1%’er in hiding.
How to pass yourself off as ”one of the common Joe’s”, while hiding a massive amount of wealth you didn’t earn the old fashioned way. In other words, through hard work that in the end produces wealth benefiting society in general.
NOTE: At least, Mitt Romney, (RINO) made his money producing wealth, which normal Americans applaud and try to emulate. Clinton(s) got theirs through back handed/insider trading deals and other chicanery, as well as over the top funded speaking gigs.
Hillary Clinton’s money problem
Hillary Clinton is having a very hard time being rich.
After two weeks of verbal gaffes and unflattering headlines, Democratic operatives, political historians and counselors to the nation’s wealthy agree that Clinton’s current strategy — acting like she’s not incredibly rich and made her money the old-fashioned way — is not working and needs to change. Fast.
“Her responses so far have come off as somewhat disingenuous, probably because she has a lot of ambivalence about her own wealth,” said Jamie Traeger-Muney, a psychologist whose Wealth Legacy Group focuses on counseling the affluent, an especially busy business in the current era of hostility to the 1 percent. “It feels like there is a lot of shame in there, and that is very common for wealth holders, especially in today’s climate.”
It’s unclear whether a super-wealthy Democratic presidential aspirant can succeed in a populist era defined by a tepid economy, flat wages and the Occupy Wall Street movement. Some Democrats argue these early dust-ups won’t matter unless Clinton gets a primary challenge from the left. But the current criticism over her wealth could influence her decision to run — and if she runs and gets the nomination, Republicans could paint her as out of touch with average Americans, much as Democrats did to Mitt Romney in 2012. There’s also a chance Republicans will wind up nominating a populist, Wall Street-basher of their own, such as Kentucky Sen. Rand Paul.
What is clear now is that the status quo for Clinton and the conundrum of what to do about it are quickly giving new meaning to the phrase “Hard Choices.”

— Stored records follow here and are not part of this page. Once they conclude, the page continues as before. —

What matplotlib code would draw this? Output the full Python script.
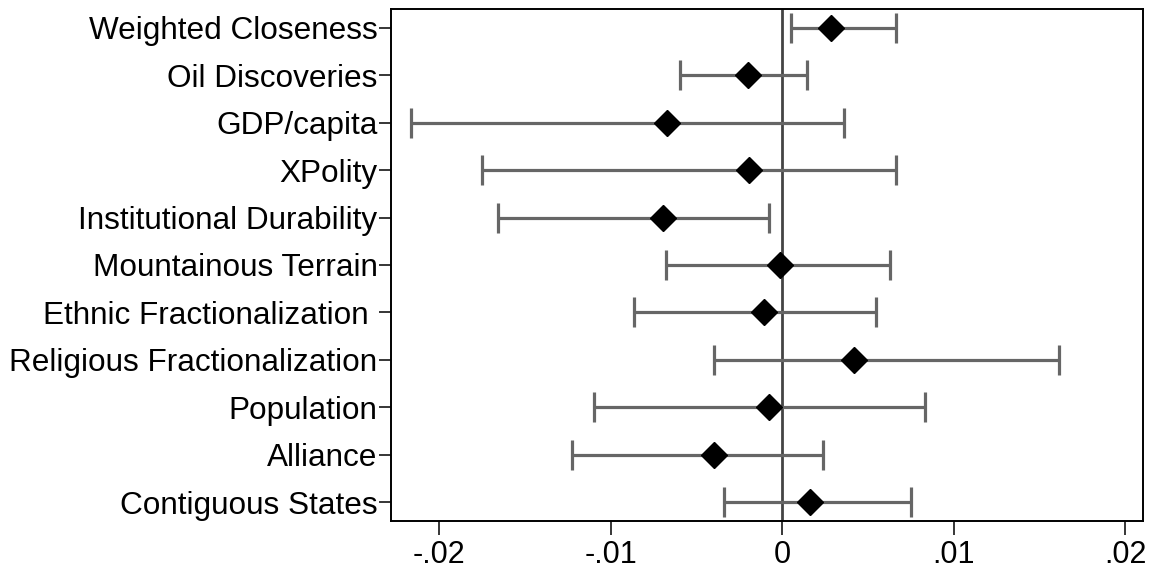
import numpy as np
import matplotlib.pyplot as plt

plt.rcParams["font.family"] = ["Liberation Sans", "DejaVu Sans"]

labels = [
    "Weighted Closeness",
    "Oil Discoveries",
    "GDP/capita",
    "XPolity",
    "Institutional Durability",
    "Mountainous Terrain",
    "Ethnic Fractionalization ",
    "Religious Fractionalization",
    "Population",
    "Alliance",
    "Contiguous States",
]
coef = [0.00286, -0.00202, -0.00674, -0.00192, -0.00696, -0.00012,
        -0.00105, 0.00418, -0.00076, -0.00396, 0.00160]
lower = [0.00051, -0.00597, -0.02163, -0.01749, -0.01656, -0.00678,
         -0.00867, -0.00398, -0.01100, -0.01226, -0.00338]
upper = [0.00665, 0.00146, 0.00360, 0.00665, -0.00079, 0.00630,
         0.00548, 0.01611, 0.00832, 0.00235, 0.00750]
xticks = [-0.02, -0.01, 0, 0.01, 0.02]
xticklabels = ["-.02", "-.01", "0", ".01", ".02"]

coef = np.array(coef)
lower = np.array(lower)
upper = np.array(upper)
ypos = np.arange(len(labels), 0, -1)

fig = plt.figure(figsize=(11.51, 5.73), dpi=100)
ax = fig.add_axes([0.340, 0.0908, 0.6533, 0.8935])

ax.axvline(0, color="#444444", lw=2.0, zorder=1)
ax.errorbar(coef, ypos, xerr=[coef - lower, upper - coef], fmt="none",
            ecolor="#666666", elinewidth=2.3, capsize=11, capthick=2.3, zorder=2)
ax.plot(coef, ypos, "D", color="black", markersize=13, zorder=3)

ax.set_xlim(-0.0228, 0.02105)
ax.set_ylim(0.6, len(labels) + 0.4)
ax.set_yticks(ypos)
ax.set_yticklabels(labels)
ax.set_xticks(xticks)
ax.set_xticklabels(xticklabels)
ax.tick_params(axis="y", labelsize=22.7, length=9, width=1.1, pad=1)
ax.tick_params(axis="x", labelsize=22, length=10, width=1.1, pad=4)
for sp in ax.spines.values():
    sp.set_linewidth(1.4)

plt.savefig("out.png")
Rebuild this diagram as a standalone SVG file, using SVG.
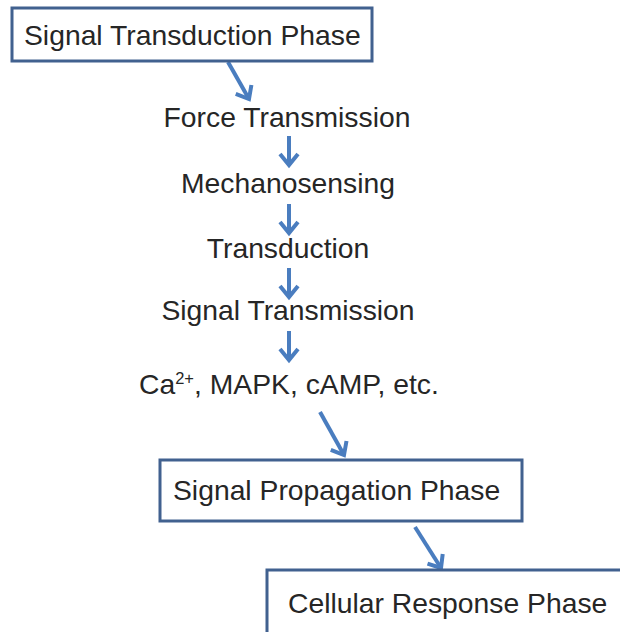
<svg xmlns="http://www.w3.org/2000/svg" width="620" height="632" viewBox="0 0 620 632">
<style>
.box{fill:#ffffff;stroke:#41618f;stroke-width:3}
.t{font-family:"Liberation Sans",Arial,sans-serif;font-size:28.3px;fill:#262626}
.c{text-anchor:middle}
.ar{fill:none;stroke:#4a7dbf;stroke-width:4;stroke-linecap:butt}
</style>
<defs>
<marker id="head" markerUnits="userSpaceOnUse" markerWidth="30" markerHeight="30" refX="0" refY="0" viewBox="-15 -15 30 30" orient="auto" overflow="visible">
<path d="M-11,-9 L0,0 L-11,9" fill="none" stroke="#4a7dbf" stroke-width="4" stroke-linejoin="miter"/>
</marker>
</defs>
<rect width="620" height="632" fill="#ffffff"/>
<g id="connectors">
<path class="ar" d="M228,62 L249,99" marker-end="url(#head)"/>
<path class="ar" d="M289,136 L289,165" marker-end="url(#head)"/>
<path class="ar" d="M289,204 L289,233" marker-end="url(#head)"/>
<path class="ar" d="M289,268 L289,297" marker-end="url(#head)"/>
<path class="ar" d="M289,331 L289,360" marker-end="url(#head)"/>
<path class="ar" d="M320,412 L344,455" marker-end="url(#head)"/>
<path class="ar" d="M415,527 L441,568" marker-end="url(#head)"/>
</g>
<g id="signal-transduction-phase">
<rect class="box" x="12" y="8" width="360" height="53"/>
<text class="t" x="24" y="45" font-size="27.6">Signal Transduction Phase</text>
</g>
<g id="force-transmission">
<text class="t c" x="287" y="127">Force Transmission</text>
</g>
<g id="mechanosensing">
<text class="t c" x="288" y="193">Mechanosensing</text>
</g>
<g id="transduction">
<text class="t c" x="288" y="258">Transduction</text>
</g>
<g id="signal-transmission">
<text class="t c" x="288" y="320">Signal Transmission</text>
</g>
<g id="messengers">
<text class="t" x="139" y="394" font-size="27.3">Ca<tspan font-size="16.5" dy="-10">2+</tspan><tspan dy="10">, MAPK, cAMP, etc.</tspan></text>
</g>
<g id="signal-propagation-phase">
<rect class="box" x="160" y="460" width="362" height="61"/>
<text class="t" x="173" y="500" font-size="27.5">Signal Propagation Phase</text>
</g>
<g id="cellular-response-phase">
<rect class="box" x="267" y="570" width="380" height="80"/>
<text class="t" x="288" y="613" font-size="27.5">Cellular Response Phase</text>
</g>
</svg>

Traeger-Muney said Clinton needs to figure out a way to “own” her own wealth and success and not sound defensive about it while continuing her current strategy of pointing to all the work she’s done for the middle class and poor over her long career in public service.
“It would be great for her to explore her own ambivalence around wealth and what it means to have her policy views and be a wealth holder,” Traeger-Muney said. “The moment she’s at peace with that for herself, the need for coaching would diminish.”